I have run two Dantzig Selector solvers after watching the presentation of Vincent Rivoirard on The Dantzig selector for high dimensional statistical problems . I don't know if this is because I was introduced to the subject a second time around but something clicked. I'll have to come back later as it looks to me like some sort of instance of coded aperture imaging. Anyway, I tried both the DS solver of Salman Asif and Justin Romberg at Georgia Tech and that of Emmanuel Candes and Justin Romberg in the L1 magic package. For reasons stemming from the way they are set up I had to change the problem in that in this entry, I am looking at only non complex measurement matrices.
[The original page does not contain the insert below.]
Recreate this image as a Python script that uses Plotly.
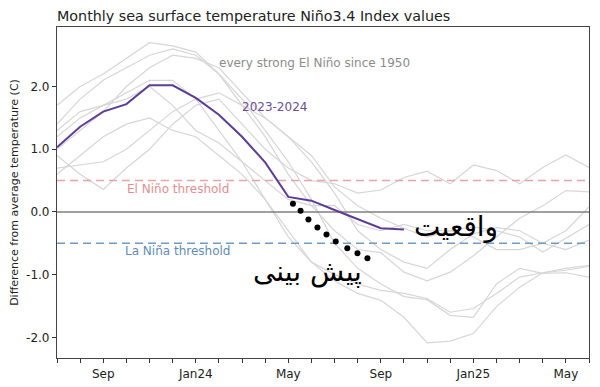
import plotly.graph_objects as go

# Month axis: Jul 2023 .. Jun 2025 (index 0..23)
months = ["Jul23","Aug23","Sep23","Oct23","Nov23","Dec23","Jan24","Feb24","Mar24","Apr24","May24","Jun24",
          "Jul24","Aug24","Sep24","Oct24","Nov24","Dec24","Jan25","Feb25","Mar25","Apr25","May25","Jun25"]
x_idx = list(range(len(months)))
tick_labels = {2: "Sep", 6: "Jan24", 10: "May", 14: "Sep", 18: "Jan25", 22: "May"}

# 2023-2024 observed Niño3.4 values (Jul 2023 .. Oct 2024)
obs_2023_24 = [1.03, 1.36, 1.60, 1.72, 2.02, 2.02, 1.82, 1.55, 1.20, 0.79, 0.24, 0.18,
               0.03, -0.11, -0.26, -0.28]

# Hand-drawn forecast dots (fractional month positions)
forecast_x = [10.2, 10.53, 10.87, 11.26, 11.65, 12.05, 12.55, 12.99, 13.42]
forecast_y = [0.13, 0.02, -0.12, -0.25, -0.36, -0.47, -0.58, -0.66, -0.74]

# Strong El Niño events since 1950 (approximate)
strong_1957 = [0.9, 0.6, 0.36, 0.7, 1.0, 1.4, 1.7, 1.8, 1.4, 1.0, 0.7, 0.5, 0.45, 0.3, 0.35, 0.55, 0.65, 0.45,
               0.75, 0.66, 0.45, 0.71, 0.91, 0.71]
strong_1965 = [1.3, 1.6, 1.7, 1.8, 2.0, 1.7, 1.3, 1.1, 0.8, 0.5, 0.2, 0.1, 0.1, -0.2, -0.3, -0.2, -0.3, -0.3,
               -0.4, -0.6, -0.6, -0.5, -0.3, 0.08]
strong_1972 = [1.2, 1.5, 1.7, 1.9, 2.1, 2.1, 1.8, 1.3, 0.8, 0.2, -0.4, -0.8, -1.1, -1.3, -1.41, -1.68, -2.09,
               -2.06, -1.94, -1.51, -1.2, -0.97, -0.9, -0.85]
strong_1982 = [1.0, 1.3, 1.6, 2.0, 2.3, 2.5, 2.45, 2.3, 1.9, 1.5, 1.2, 0.8, 0.3, -0.3, -0.6, -0.8, -0.9, -0.6,
               -0.35, -0.25, -0.3, -0.5, -0.6, -0.45]
strong_1987 = [0.6, 0.9, 1.2, 1.4, 1.5, 1.3, 1.2, 0.9, 0.6, 0.2, -0.3, -0.8, -1.0, -1.15, -1.25, -1.3, -1.38,
               -1.6, -1.54, -1.3, -1.04, -0.97, -0.93, -0.87]
strong_1991 = [0.7, 0.75, 0.8, 1.0, 1.3, 1.6, 1.8, 1.9, 1.7, 1.5, 1.2, 0.9, 0.4, 0.1, -0.1, -0.26, -0.4, -0.3,
               -0.24, -0.3, -0.4, -0.64, -0.42, -0.2]
strong_1997 = [1.7, 2.0, 2.2, 2.45, 2.7, 2.65, 2.55, 2.2, 1.8, 1.3, 0.8, 0.2, -0.5, -0.9, -1.15, -1.35, -1.4,
               -1.65, -1.68, -1.15, -0.9, -0.98, -0.97, -1.04]
strong_2015 = [1.4, 1.8, 2.1, 2.3, 2.5, 2.6, 2.5, 2.2, 1.7, 1.2, 0.6, 0.1, -0.3, -0.6, -0.65, -0.96, -1.1,
               -0.96, -0.7, -0.4, -0.1, 0.1, 0.34, 0.32]
gray_series = [strong_1957, strong_1965, strong_1972, strong_1982, strong_1987, strong_1991, strong_1997, strong_2015]

y_ticks = [-2.0, -1.0, 0.0, 1.0, 2.0]
el_nino_threshold = 0.5
la_nina_threshold = -0.5

FONT = "DejaVu Sans"
W, H = 592, 379  # page body has an 8px margin

fig = go.Figure()

for s in gray_series:
    fig.add_trace(go.Scatter(x=x_idx, y=s, mode="lines",
                             line=dict(color="#d6d6d6", width=1.2), hoverinfo="skip", showlegend=False))

# reference lines
fig.add_trace(go.Scatter(x=[x_idx[0], x_idx[-1]], y=[0, 0], mode="lines",
                         line=dict(color="#7f7f7f", width=1.5), showlegend=False))
fig.add_trace(go.Scatter(x=[x_idx[0], x_idx[-1]], y=[el_nino_threshold]*2, mode="lines",
                         line=dict(color="#e8a4a8", width=1.5, dash="8px,5px"), showlegend=False))
fig.add_trace(go.Scatter(x=[x_idx[0], x_idx[-1]], y=[la_nina_threshold]*2, mode="lines",
                         line=dict(color="#6f9cc2", width=1.5, dash="8px,5px"), showlegend=False))

fig.add_trace(go.Scatter(x=x_idx[:len(obs_2023_24)], y=obs_2023_24, mode="lines",
                         line=dict(color="#5e3c96", width=2), showlegend=False))
fig.add_trace(go.Scatter(x=forecast_x, y=forecast_y, mode="markers",
                         marker=dict(color="black", size=6), showlegend=False))

ann = [
    dict(x=11.14, y=2.37, text="every strong El Niño since 1950", color="#8c8c8c", size=12),
    dict(x=9.41, y=1.67, text="2023-2024", color="#6b4f96", size=12),
    dict(x=5.21, y=0.37, text="El Niño threshold", color="#e38e92", size=12),
    dict(x=5.21, y=-0.63, text="La Niña threshold", color="#5f8db6", size=12),
    dict(x=17.25, y=-0.24, text="واقعیت", color="black", size=28),
    dict(x=10.85, y=-0.95, text="پیش بینی", color="black", size=28),
]
for a in ann:
    fig.add_annotation(x=a["x"], y=a["y"], text=a["text"], showarrow=False,
                       xanchor="center", yanchor="middle",
                       font=dict(family=FONT, size=a["size"], color=a["color"]))

fig.update_xaxes(range=[0, 23], tickmode="array", tickvals=x_idx,
                 ticktext=[tick_labels.get(i, "") for i in x_idx],
                 ticks="outside", ticklen=4, tickcolor="#333", tickwidth=1,
                 showline=True, linecolor="#444", linewidth=1.2, mirror=True, automargin=False,
                 showgrid=False, zeroline=False, tickfont=dict(size=12, color="#222"))
fig.update_yaxes(range=[-2.33, 2.95], tickmode="array", tickvals=y_ticks,
                 ticktext=[f"{v:.1f}" for v in y_ticks],
                 ticks="outside", ticklen=4, tickcolor="#333", tickwidth=1,
                 showline=True, linecolor="#444", linewidth=1.2, mirror=True, automargin=False,
                 showgrid=False, zeroline=False, tickfont=dict(size=12, color="#222"),
                 title=dict(text="Difference from average temperature (C)", font=dict(size=11, color="#222"),
                            standoff=6))

fig.update_layout(
    width=W, height=H,
    margin=dict(l=49, r=11, t=19, b=29),
    paper_bgcolor="white", plot_bgcolor="white",
    font=dict(family=FONT, color="#222"),
    title=dict(text="Monthly sea surface temperature Niño3.4 Index values", x=49/W, xanchor="left",
               y=1 - 8/H, yanchor="middle", font=dict(size=14.3, color="#222")),
    showlegend=False,
)

fig.write_html("out.html")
Here are the results for the Donoho-Tanner phase transition with a 0.5% multiplicative noise to the measurement matrices.
Using the Homotopy solver
Clearly, I must not do something well (set the right parameter) with the homotopy solver. It is however very fast and in the noiseless case this is an advantage. At that level of noise, LASSO and the Dantzig Selector seem to provide the same phase transition. Increasing the noise to 1% and using the l1 magic solver we get:
If I am comparing this to the LASSO solver, it looks like the LASSO provides a larger area in the DT phase transition where one can return sparse vectors.
Maybe I should now focus on the beginning of the x-axis, i.e. small number of measurements since my computation have a resolution of 2% (1/50).